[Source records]
┄┄┄┄┄┄
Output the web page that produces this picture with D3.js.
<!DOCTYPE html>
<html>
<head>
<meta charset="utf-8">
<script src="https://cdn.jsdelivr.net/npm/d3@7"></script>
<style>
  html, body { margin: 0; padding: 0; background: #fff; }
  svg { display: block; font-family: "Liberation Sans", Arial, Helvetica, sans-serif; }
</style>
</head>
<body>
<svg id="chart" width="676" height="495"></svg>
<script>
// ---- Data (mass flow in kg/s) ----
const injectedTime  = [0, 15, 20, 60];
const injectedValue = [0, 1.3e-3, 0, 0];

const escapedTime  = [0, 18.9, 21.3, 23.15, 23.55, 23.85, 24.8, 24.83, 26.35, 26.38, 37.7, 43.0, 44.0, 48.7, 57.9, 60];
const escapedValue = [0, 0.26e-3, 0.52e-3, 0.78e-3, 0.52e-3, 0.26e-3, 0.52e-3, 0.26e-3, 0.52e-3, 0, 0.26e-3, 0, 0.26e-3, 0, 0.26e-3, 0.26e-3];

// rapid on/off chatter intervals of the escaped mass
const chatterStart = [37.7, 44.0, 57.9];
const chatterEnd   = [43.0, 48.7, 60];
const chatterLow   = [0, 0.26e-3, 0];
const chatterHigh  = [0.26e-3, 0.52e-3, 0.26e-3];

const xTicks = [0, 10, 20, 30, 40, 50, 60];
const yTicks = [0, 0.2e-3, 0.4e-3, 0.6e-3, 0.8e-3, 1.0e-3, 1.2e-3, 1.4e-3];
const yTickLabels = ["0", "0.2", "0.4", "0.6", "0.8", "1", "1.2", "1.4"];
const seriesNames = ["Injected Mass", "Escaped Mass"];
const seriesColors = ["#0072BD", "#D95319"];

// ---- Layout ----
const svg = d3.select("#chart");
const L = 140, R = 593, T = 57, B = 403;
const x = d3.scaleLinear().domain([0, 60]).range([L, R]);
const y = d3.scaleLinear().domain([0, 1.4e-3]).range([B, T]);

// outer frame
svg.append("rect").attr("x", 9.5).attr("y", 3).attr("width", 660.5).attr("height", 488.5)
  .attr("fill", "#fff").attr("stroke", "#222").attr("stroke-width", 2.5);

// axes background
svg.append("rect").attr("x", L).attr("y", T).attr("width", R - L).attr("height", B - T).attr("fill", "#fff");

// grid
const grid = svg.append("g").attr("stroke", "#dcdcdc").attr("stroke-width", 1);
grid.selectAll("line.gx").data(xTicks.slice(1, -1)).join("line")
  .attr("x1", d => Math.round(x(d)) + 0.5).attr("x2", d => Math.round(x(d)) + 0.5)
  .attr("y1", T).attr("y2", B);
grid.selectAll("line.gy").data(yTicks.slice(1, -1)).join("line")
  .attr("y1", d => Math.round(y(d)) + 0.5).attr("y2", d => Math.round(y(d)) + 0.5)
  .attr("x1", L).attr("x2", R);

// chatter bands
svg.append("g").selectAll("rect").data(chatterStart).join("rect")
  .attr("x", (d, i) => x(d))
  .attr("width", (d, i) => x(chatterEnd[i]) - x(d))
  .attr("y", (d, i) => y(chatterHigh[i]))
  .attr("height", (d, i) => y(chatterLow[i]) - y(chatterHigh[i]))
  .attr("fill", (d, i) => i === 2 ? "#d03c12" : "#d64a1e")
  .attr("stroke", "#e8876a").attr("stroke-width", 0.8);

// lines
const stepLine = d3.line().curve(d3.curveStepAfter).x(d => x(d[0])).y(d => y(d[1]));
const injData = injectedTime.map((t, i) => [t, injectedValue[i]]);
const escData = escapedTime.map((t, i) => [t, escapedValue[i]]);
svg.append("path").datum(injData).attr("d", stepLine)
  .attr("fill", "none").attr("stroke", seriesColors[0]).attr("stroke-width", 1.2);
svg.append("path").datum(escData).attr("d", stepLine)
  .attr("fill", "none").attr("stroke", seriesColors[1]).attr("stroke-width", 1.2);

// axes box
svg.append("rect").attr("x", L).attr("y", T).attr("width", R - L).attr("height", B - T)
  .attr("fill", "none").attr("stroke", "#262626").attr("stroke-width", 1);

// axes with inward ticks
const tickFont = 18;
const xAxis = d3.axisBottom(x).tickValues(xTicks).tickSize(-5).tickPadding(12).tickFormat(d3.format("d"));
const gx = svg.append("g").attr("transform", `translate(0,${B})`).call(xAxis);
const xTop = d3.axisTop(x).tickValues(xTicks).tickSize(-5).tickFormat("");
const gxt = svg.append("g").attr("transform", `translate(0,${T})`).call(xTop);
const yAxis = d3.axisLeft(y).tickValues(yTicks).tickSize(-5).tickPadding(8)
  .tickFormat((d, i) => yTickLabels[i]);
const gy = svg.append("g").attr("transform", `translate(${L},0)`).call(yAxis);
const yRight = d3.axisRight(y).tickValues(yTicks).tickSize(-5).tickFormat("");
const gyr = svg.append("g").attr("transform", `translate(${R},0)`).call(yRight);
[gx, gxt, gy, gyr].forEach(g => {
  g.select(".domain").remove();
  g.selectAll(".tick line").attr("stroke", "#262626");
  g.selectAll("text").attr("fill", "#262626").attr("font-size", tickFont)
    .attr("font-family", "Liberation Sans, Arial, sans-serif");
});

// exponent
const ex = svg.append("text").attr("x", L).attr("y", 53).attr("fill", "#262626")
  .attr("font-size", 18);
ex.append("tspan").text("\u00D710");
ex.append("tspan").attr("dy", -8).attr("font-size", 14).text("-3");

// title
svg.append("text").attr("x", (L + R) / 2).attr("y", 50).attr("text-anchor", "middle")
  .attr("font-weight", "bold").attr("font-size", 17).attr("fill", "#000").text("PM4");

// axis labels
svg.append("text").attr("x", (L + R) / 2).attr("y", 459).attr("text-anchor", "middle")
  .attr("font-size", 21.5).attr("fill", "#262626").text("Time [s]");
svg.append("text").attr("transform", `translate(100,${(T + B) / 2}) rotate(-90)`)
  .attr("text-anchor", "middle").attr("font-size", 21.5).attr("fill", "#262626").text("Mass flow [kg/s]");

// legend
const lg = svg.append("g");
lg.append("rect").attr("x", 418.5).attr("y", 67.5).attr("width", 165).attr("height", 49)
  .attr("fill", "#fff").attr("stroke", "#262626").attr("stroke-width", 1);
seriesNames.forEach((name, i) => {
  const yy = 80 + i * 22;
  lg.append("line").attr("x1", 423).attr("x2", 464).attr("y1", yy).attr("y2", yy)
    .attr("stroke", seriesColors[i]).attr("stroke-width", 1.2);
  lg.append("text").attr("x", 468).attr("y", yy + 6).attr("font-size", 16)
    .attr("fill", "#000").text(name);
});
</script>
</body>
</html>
┄┄┄┄┄┄
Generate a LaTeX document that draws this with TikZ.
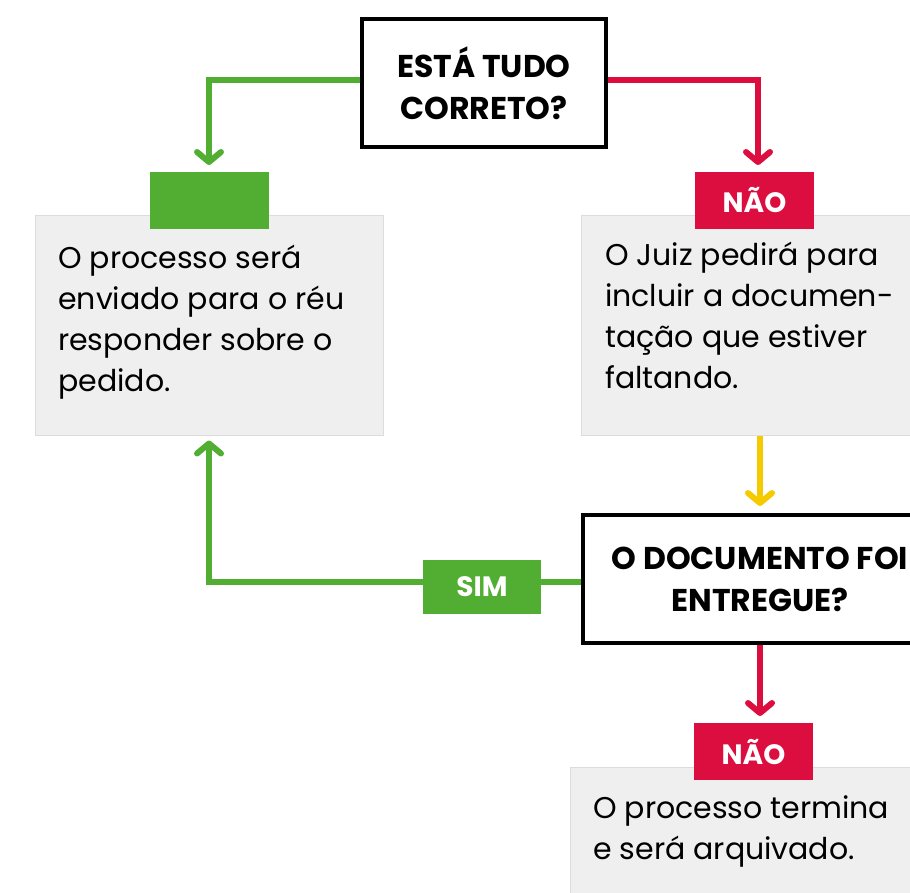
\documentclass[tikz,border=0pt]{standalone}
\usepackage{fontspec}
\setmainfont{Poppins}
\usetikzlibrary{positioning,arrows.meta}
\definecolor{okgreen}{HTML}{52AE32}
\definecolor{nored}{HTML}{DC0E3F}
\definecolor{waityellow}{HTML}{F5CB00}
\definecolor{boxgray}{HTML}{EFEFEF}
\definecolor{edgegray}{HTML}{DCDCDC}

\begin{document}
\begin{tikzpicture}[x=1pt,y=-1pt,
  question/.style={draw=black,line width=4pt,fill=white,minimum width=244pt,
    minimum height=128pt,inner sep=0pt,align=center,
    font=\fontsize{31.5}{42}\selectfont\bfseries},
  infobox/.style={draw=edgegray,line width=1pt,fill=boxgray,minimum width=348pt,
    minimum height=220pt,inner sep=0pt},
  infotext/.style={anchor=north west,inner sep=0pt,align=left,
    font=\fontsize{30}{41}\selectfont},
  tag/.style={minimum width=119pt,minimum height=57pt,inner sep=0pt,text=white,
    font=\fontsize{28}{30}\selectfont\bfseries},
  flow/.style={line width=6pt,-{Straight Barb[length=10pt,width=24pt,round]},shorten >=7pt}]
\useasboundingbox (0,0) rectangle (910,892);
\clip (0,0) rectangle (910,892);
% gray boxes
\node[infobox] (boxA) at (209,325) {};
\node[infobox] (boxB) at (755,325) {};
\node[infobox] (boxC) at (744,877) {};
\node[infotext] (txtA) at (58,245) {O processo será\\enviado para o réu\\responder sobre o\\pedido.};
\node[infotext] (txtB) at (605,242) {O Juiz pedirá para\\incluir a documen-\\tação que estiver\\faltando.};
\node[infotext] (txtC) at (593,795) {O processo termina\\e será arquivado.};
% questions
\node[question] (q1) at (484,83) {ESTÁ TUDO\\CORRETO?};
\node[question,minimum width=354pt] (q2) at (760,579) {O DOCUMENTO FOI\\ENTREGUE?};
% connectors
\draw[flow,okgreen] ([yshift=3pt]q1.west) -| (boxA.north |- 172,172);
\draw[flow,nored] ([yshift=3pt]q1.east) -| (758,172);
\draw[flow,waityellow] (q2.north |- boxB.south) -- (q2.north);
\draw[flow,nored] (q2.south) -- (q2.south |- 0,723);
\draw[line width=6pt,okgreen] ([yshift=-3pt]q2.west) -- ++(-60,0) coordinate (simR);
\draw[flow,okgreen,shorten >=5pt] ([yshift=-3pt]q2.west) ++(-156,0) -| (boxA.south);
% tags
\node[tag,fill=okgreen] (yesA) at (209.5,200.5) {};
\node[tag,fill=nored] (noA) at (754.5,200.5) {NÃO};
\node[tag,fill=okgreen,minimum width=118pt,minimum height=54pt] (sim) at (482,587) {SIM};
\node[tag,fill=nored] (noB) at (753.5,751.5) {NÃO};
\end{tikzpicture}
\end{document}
┄┄┄┄┄┄
Copy every line of the data that holds the string "with".

» **ANSWER TO THE EXERCISE**
Output the web page that produces this picture with D3.js.
// axes with inward ticks
Generate a LaTeX document that draws this with TikZ.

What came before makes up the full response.